Evolutionary equations with state-dependent delay
Bernhard Aigner, Marcus Waurick
TL;DR
The work addresses PDEs with state-dependent delay by extending a contraction-mapping approach from ODEs to the Picard evolutionary-equation setting, using exponentially weighted spaces to obtain weak-solution well-posedness. It develops a distributional reformulation on the full line alongside a projection technique to handle half-line initial data, requiring both a regular right-hand side and a consistency condition.
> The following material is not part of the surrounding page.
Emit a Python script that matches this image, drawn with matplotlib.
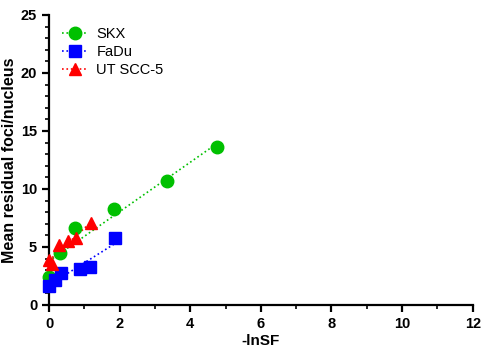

The results cover a broad class of material laws (including simple laws), establishing local (and in some cases global) existence, uniqueness, and continuous dependence, with explicit treatment of heats, waves, Maxwell, reaction–diffusion, fractional derivatives, convolutions, and port-Hamiltonian systems. This yields a versatile framework for nonlocal-in-time PDEs with state-dependent delays, extending beyond semigroup theory by leveraging the evolutionary-equation perspective and regularity-increasing right-hand sides. The approach offers a robust toolset for modeling complex delay dynamics in continuum systems with potential applications in physics and engineering.
Abstract
We extend a contraction mapping argument for ordinary state-dependent delay differential equations to evolutionary partial differential equations in the sense of R. Picard, that is, to equations of the form $\bigl(\partial_{t} M(\partial_{t}) + A\bigr) u(t) = F\bigl(t,u_{(t)}\bigr)$, where $A$ is an $\mathrm{m}$-accretive (unbounded) linear operator and $M$ is a material law. We establish local well-posedness (in the sense of weak solutions) of generalized initial value problems that stem from a distributional formulation. We require prehistories in $H^{1}$ with bounded derivative, a regularity increasing right-hand side and a consistency condition. We showcase the viability of our results by applying them to classical examples (heat, wave and Maxwell's equations), examples from semigroup theory, port-Hamiltonian systems, as well as equations featuring fractional derivatives and convolutions (in time) with bounded operators.